July 30, 1942 (Middlebury College)

When this JOURNAL is read over some years from now, I may wonder why it contains so little mention of this present war. There are several reasons. In the first place, my affair with Dottie has obviously occupied a pre-eminent place in my mind. The second reason is allied to this; that the events, and among them a war that rends the whole world, have dwarfed beside this personal battle I have been fighting with my own self. I could have thrown in comments on the war, but they would have been oratorical only; and I have chosen to include in these pages what has had the realest significance in my daily life. Finally, the lack of contact with actual war and the limited information I have received concerning it do not form a basis for any intelligent discussion of its military aspects. Always possible, of course, is theorizing on the political, social, economic, or moral nature of the war, but during the past year I have carried the conviction that such theorizing was practically fruitless for me, my mind has been in such a flux, grounded on no standards which it dared trust. I could have brought my latent cynicism to bear upon it all, and could do so now, except that such a display seems now to me a fit exercise for a childish mind that would pamper itself. In short, I have not spoken, because I have felt that I had nothing in me worthy to be said.

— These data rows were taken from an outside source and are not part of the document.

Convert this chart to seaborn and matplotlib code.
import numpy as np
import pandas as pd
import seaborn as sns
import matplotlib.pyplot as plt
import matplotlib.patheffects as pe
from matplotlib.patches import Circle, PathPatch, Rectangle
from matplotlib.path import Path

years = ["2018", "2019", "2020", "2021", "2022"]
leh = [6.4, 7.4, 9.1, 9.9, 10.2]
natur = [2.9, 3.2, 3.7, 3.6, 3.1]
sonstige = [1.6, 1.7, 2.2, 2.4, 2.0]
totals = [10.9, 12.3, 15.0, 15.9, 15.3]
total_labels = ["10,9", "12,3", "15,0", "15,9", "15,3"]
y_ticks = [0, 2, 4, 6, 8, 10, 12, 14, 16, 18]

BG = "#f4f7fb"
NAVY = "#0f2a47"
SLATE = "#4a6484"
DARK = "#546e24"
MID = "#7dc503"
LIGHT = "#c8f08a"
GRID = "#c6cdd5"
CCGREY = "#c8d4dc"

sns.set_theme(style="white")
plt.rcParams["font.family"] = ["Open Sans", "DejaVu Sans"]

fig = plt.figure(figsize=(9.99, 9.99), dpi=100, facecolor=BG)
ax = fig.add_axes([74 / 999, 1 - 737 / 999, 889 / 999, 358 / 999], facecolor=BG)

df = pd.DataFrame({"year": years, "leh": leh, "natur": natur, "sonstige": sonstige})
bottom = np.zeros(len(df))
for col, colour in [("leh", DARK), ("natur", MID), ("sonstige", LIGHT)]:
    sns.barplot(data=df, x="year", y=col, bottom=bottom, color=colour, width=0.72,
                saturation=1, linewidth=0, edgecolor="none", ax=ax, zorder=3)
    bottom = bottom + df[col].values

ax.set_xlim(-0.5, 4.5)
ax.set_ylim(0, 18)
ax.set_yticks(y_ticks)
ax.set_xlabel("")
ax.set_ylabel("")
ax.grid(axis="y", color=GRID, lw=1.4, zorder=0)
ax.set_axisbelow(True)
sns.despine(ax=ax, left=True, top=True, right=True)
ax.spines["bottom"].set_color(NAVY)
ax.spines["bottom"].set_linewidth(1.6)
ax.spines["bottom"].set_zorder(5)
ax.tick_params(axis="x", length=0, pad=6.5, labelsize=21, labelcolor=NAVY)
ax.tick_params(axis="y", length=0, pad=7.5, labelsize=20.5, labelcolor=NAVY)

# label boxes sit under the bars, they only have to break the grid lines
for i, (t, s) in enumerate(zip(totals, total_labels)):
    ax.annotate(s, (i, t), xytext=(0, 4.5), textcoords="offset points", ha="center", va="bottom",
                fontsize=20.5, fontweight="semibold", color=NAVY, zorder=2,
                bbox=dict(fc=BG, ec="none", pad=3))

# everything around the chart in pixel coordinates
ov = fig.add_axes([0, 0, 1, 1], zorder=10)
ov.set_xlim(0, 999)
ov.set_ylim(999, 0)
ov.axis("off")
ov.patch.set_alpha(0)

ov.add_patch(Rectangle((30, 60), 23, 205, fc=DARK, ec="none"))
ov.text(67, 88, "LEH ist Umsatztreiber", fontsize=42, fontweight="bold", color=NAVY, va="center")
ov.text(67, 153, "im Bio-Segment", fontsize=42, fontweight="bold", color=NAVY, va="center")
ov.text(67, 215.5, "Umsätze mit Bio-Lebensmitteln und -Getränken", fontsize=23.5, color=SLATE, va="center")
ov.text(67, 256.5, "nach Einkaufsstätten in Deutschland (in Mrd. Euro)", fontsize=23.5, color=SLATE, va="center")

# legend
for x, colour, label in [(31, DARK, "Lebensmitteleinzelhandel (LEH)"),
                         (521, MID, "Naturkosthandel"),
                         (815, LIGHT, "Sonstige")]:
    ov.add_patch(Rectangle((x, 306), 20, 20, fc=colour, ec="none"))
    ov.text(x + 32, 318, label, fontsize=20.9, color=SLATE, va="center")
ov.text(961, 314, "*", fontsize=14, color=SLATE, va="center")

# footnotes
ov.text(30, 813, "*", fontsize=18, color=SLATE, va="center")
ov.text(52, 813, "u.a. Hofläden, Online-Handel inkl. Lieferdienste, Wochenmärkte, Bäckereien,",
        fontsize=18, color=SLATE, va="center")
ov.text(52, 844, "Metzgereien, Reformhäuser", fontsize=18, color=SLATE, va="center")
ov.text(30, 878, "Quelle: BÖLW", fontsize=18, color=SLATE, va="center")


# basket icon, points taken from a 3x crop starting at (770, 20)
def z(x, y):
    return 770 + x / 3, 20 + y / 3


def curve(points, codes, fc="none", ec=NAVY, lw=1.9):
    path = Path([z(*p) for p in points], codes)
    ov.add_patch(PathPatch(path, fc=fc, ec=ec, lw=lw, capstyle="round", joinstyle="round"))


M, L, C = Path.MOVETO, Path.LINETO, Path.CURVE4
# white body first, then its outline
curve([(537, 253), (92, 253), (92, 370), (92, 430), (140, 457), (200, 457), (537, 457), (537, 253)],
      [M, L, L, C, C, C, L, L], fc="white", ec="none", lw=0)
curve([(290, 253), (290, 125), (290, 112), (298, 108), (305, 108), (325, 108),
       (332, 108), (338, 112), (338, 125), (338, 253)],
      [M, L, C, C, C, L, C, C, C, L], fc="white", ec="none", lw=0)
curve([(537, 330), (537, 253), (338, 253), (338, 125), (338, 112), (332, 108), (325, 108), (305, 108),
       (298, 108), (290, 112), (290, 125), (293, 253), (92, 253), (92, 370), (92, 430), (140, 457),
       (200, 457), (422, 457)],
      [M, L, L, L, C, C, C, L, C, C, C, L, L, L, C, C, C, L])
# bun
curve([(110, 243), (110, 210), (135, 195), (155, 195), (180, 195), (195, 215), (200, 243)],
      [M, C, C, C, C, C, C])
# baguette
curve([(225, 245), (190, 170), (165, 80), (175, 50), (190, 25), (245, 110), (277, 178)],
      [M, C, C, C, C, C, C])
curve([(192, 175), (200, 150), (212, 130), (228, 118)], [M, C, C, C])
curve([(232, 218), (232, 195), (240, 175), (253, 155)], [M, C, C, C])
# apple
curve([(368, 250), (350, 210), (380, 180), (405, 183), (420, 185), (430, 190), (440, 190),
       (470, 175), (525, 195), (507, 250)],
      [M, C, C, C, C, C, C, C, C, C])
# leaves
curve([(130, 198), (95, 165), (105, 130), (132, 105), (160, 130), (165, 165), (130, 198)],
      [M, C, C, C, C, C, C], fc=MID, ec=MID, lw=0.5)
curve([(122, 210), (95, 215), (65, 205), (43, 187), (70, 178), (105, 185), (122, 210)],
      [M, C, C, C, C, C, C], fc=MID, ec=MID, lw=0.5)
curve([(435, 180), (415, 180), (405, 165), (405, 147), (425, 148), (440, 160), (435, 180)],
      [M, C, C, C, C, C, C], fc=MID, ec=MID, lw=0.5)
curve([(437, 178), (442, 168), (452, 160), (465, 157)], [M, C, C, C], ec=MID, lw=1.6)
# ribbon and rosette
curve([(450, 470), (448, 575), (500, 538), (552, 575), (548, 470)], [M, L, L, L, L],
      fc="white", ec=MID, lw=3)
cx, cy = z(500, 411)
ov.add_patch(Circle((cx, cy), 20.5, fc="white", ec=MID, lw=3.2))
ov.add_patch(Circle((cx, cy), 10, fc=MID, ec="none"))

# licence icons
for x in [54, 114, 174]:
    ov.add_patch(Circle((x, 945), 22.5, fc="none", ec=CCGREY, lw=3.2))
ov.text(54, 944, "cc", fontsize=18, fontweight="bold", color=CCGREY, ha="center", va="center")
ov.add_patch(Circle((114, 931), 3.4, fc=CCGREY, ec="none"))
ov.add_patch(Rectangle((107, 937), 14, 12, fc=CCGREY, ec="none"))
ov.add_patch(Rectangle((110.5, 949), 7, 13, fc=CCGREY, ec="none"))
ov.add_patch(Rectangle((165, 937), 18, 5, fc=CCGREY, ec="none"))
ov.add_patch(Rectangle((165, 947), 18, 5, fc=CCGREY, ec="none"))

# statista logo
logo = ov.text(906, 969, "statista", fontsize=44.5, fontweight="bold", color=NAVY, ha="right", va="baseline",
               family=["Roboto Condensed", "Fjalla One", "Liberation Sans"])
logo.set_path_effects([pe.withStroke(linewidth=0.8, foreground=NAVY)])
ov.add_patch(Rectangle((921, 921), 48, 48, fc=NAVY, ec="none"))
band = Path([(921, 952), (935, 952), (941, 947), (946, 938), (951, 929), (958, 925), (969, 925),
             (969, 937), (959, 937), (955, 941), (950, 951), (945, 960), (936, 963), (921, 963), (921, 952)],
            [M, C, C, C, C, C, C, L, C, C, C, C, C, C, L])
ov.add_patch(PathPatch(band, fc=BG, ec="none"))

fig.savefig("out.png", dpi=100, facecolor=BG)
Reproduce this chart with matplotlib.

This has been in part a ruinous attitude, for only by verbal articulation does my mind take those leaps forward which only can renew my confidence in its powers. Great thoughts may lash fitfully about it for weeks on end, but until I make the effort to crystallize them into written words, my mind is not free to move forward. It becomes more and more cluttered with these embryo thoughts, until its own sluggishness seems cause enough for its inactivity. Eventually it must force an opening and relieve itself, but too often these unplanned bursts are charged with emotion and take the form of melodramatic moods, when all expression is unprincipled, and hence fruitless, except insofar as it partially clears my mind for action. Usually this outburst comes as a confessional period, during which some other persons must stand before the flood of my mental flotsam, and perhaps think the worse of me for that not pleasant experience. All this social and spiritual waste would be unnecessary if I could consistently discipline myself to write out my thoughts at regular intervals, or whenever I feel the need. Principally for that purpose, this JOURNAL was begun.

And so tonight I confess that I feel more strongly than usual the tragedy of this war. It is never out of my thoughts, and is, in fact, more universal in the consciousness of all the people of the world than any other historical situation. The fear and suffering of war now breeds in the hearts of all of us a feeling, a kinship which centuries of the supposed fear, or love, of God could not breed. The people of Russia go down to death in the dirt by the millions, and as the magnitude of their suffering becomes more terrible, it becomes a part of a world-suffering, and we feel drawn together in a common fear. The agony begins in individuals, spreads through families, communities, states, and continents, and now overlays the whole world. A man’s heart is pierced and bleeds out its gushing blood; the world’s heart is pricked and trickles out its droplet for this man who dies. There it goes with every death, until ten million individual pricks have opened a great hole in the world’s heart and its blood boils forth and dries in the ground. But there is enough blood in the world’s heart to encrust the soil of whole nations, yet leave the world alive. And so it shall be now.